Empirical evidence shows that these biodiversity hotspots have lost a staggering 70 percent of their native vegetation. This has had unintended sinister repercussions, with protection of wildlife and ecosystems taking a back seat to commercial interests that are very varied.

We wholly buy into the science that loss of natural habitats for say insects—which account for 80 percent of animal life on earth—can have wide-ranging implications. Take grasshoppers, the requirements for farming them—be they land, water and feed—is far from being as environmentally damaging as traditional livestock farming.

Will the insects, however, endure what is being described as the largest loss of life since the time of the dinosaurs?
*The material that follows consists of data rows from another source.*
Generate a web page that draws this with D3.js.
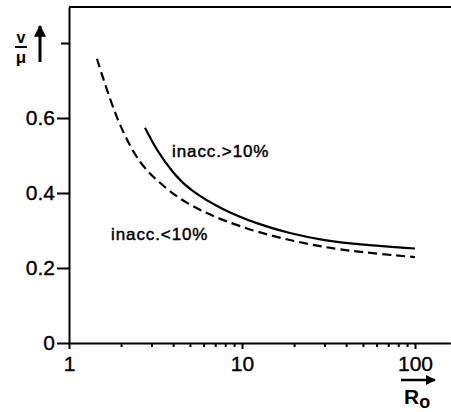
<!DOCTYPE html>
<html>
<head>
<meta charset="utf-8">
<script src="https://cdn.jsdelivr.net/npm/d3@7"></script>
<style>
  body { margin: 0; background: #fff; }
  svg { display: block; font-family: "Liberation Sans", Arial, sans-serif; }
  .axis text { font-size: 21px; fill: #000; stroke: #000; stroke-width: 0.35; }
  .axis path, .axis line { stroke: #000; stroke-width: 2; }
  .curve { fill: none; stroke: #000; stroke-width: 2.2; }
  .lbl { font-size: 17px; letter-spacing: 0.9px; stroke: #000; stroke-width: 0.45; }
</style>
</head>
<body>
<div id="chart"></div>
<script>
// values: R_o (log axis) and v/mu
const dashedR = [1.45, 1.73, 2.06, 2.57, 3.21, 4.19, 5.71, 7.77, 12.2, 18.9, 29.4, 46, 100]
const dashedV = [0.758, 0.647, 0.558, 0.478, 0.434, 0.389, 0.354, 0.327, 0.296, 0.274, 0.256, 0.243, 0.229]
const solidR = [2.75, 3.21, 4.01, 5.0, 7.8, 12.2, 18.9, 29.5, 46, 100]
const solidV = [0.574, 0.514, 0.452, 0.407, 0.354, 0.318, 0.292, 0.274, 0.263, 0.252]
const xTicks = [1, 10, 100]
const xMinor = [2, 3, 4, 5, 6, 7, 8, 9, 20, 30, 40, 50, 60, 70, 80, 90]
const yTicks = [0, 0.2, 0.4, 0.6, 0.8]
const yLabelled = [0, 0.2, 0.4, 0.6]
const labelAbove = 'inacc.>10%'
const labelBelow = 'inacc.<10%'

const W = 451, H = 412
const svg = d3.select('#chart').append('svg')
    .attr('width', W)
    .attr('height', H)

const x = d3.scaleLog()
    .domain([1, 160])
    .range([69, 69 + 173 * Math.log10(160)])
const y = d3.scaleLinear()
    .domain([0, 0.896])
    .range([343, 7])

// axes
svg.append('g')
    .attr('class', 'axis')
    .attr('transform', `translate(0,${y(0)})`)
    .call(d3.axisBottom(x).tickValues(xTicks).tickSize(6).tickSizeOuter(0).tickPadding(7).tickFormat(d3.format('d')))
svg.append('g')
    .attr('class', 'axis minor')
    .attr('transform', `translate(0,${y(0)})`)
    .call(d3.axisBottom(x).tickValues(xMinor).tickSize(4).tickSizeOuter(0).tickFormat(''))
    .call(g => g.select('.domain').remove())
svg.append('g')
    .attr('class', 'axis')
    .attr('transform', `translate(${x(1)},0)`)
    .call(d3.axisLeft(y).tickValues(yTicks).tickSize(12).tickSizeOuter(0).tickPadding(2)
        .tickFormat(d => !yLabelled.includes(d) ? '' : d === 0 ? '0' : d3.format('.1f')(d)))
    .call(g => g.selectAll('.tick').filter(d => d === 0.8).select('line').attr('x2', -8))

// top frame line
svg.append('line')
    .attr('x1', x(1)).attr('x2', W)
    .attr('y1', y(0.896)).attr('y2', y(0.896))
    .attr('stroke', '#000').attr('stroke-width', 2)

// curves
const line = d3.line()
    .x(d => x(d[0]))
    .y(d => y(d[1]))
    .curve(d3.curveBasis)
svg.append('path')
    .datum(dashedR.map((r, i) => [r, dashedV[i]]))
    .attr('class', 'curve')
    .attr('stroke-dasharray', '9,5')
    .attr('d', line)
svg.append('path')
    .datum(solidR.map((r, i) => [r, solidV[i]]))
    .attr('class', 'curve')
    .attr('d', line)

// curve labels
svg.append('text')
    .attr('class', 'lbl')
    .attr('x', 172).attr('y', 157)
    .text(labelAbove)
svg.append('text')
    .attr('class', 'lbl')
    .attr('x', 111).attr('y', 240)
    .text(labelBelow)

// arrow marker
svg.append('defs').append('marker')
    .attr('id', 'head')
    .attr('viewBox', '0 0 10 10')
    .attr('refX', 9).attr('refY', 5)
    .attr('markerWidth', 4).attr('markerHeight', 4)
    .attr('markerUnits', 'strokeWidth')
    .attr('orient', 'auto')
    .append('path')
    .attr('d', 'M0,0L10,5L0,10Z')
    .attr('fill', '#000')

// y label: v over mu with arrow up
const yl = svg.append('g')
yl.append('text')
    .attr('x', 21).attr('y', 43)
    .attr('text-anchor', 'middle')
    .attr('font-size', 16).attr('font-weight', 'bold')
    .text('v')
yl.append('line')
    .attr('x1', 15).attr('x2', 27)
    .attr('y1', 47).attr('y2', 47)
    .attr('stroke', '#000').attr('stroke-width', 2)
yl.append('text')
    .attr('x', 21).attr('y', 63)
    .attr('text-anchor', 'middle')
    .attr('font-size', 17).attr('font-weight', 'bold')
    .text('μ')
yl.append('line')
    .attr('x1', 40).attr('x2', 40)
    .attr('y1', 62).attr('y2', 26)
    .attr('stroke', '#000').attr('stroke-width', 3)
    .attr('marker-end', 'url(#head)')

// x label: R_o with arrow right
const xl = svg.append('g')
xl.append('line')
    .attr('x1', 401).attr('x2', 435)
    .attr('y1', 380).attr('y2', 380)
    .attr('stroke', '#000').attr('stroke-width', 2.5)
    .attr('marker-end', 'url(#head)')
const rt = xl.append('text')
    .attr('x', 404).attr('y', 404)
    .attr('font-size', 21).attr('font-weight', 'bold')
rt.append('tspan').text('R')
rt.append('tspan').attr('dy', 4).attr('font-size', 18).text('o')
</script>
</body>
</html>
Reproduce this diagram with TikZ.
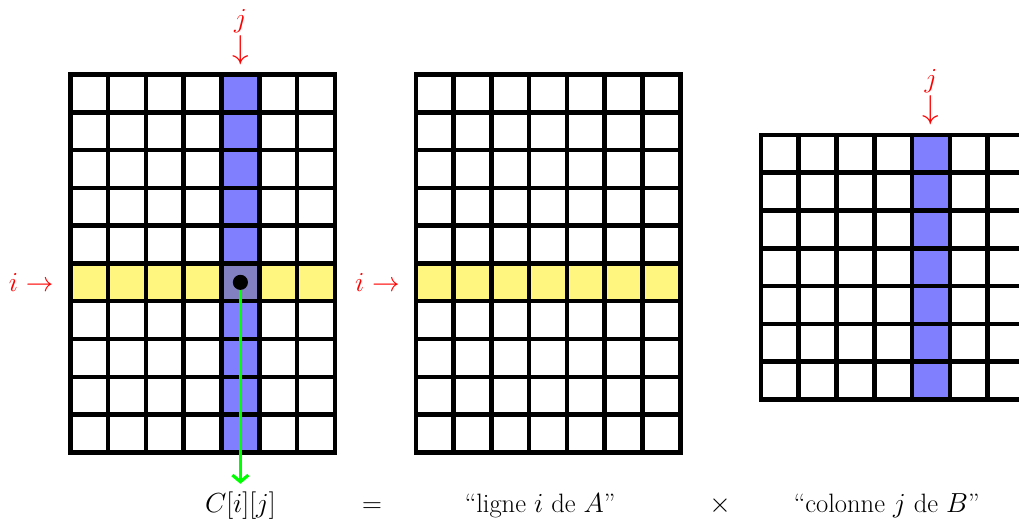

When COP15 takes centre stage from December 7-19 in Montréal, governments will hold themselves to a set of biodiversity targets for the 2020s.

The past, though, barely inspires hope as targets agreed to at the last major summit—COP10 in Nagoya, Japan—in 2010 largely remain on paper.

In Montréal, this time round, it appears a lot depends on one probability: Whether nature-rich countries like Uganda—which are often cash-poor—can manage to get nature-poor countries—which are cash-rich—to agree to an arrangement that mirrors COP27’s historic global fund for loss and damage.

Ultimately, though, we hope that all the powers that be work feverishly to ensure that an upset of the ecological balance doesn’t take root. If biodiversity loss is to be stopped in its tracks, unsustainable agricultural practices and their attendant effects such as pollution have to be decisively addressed.

Food production—particularly raising of animals for meat—accounts for about a third of all greenhouse gases emitted into the atmosphere. It is plain to see that more environmentally-friendly options have to be considered.

So, by all accounts, there is work to be done. Hopefully, COP15 won’t morph into a bureaucratic talking shop. A bold global biodiversity framework is all the world wants for Christmas.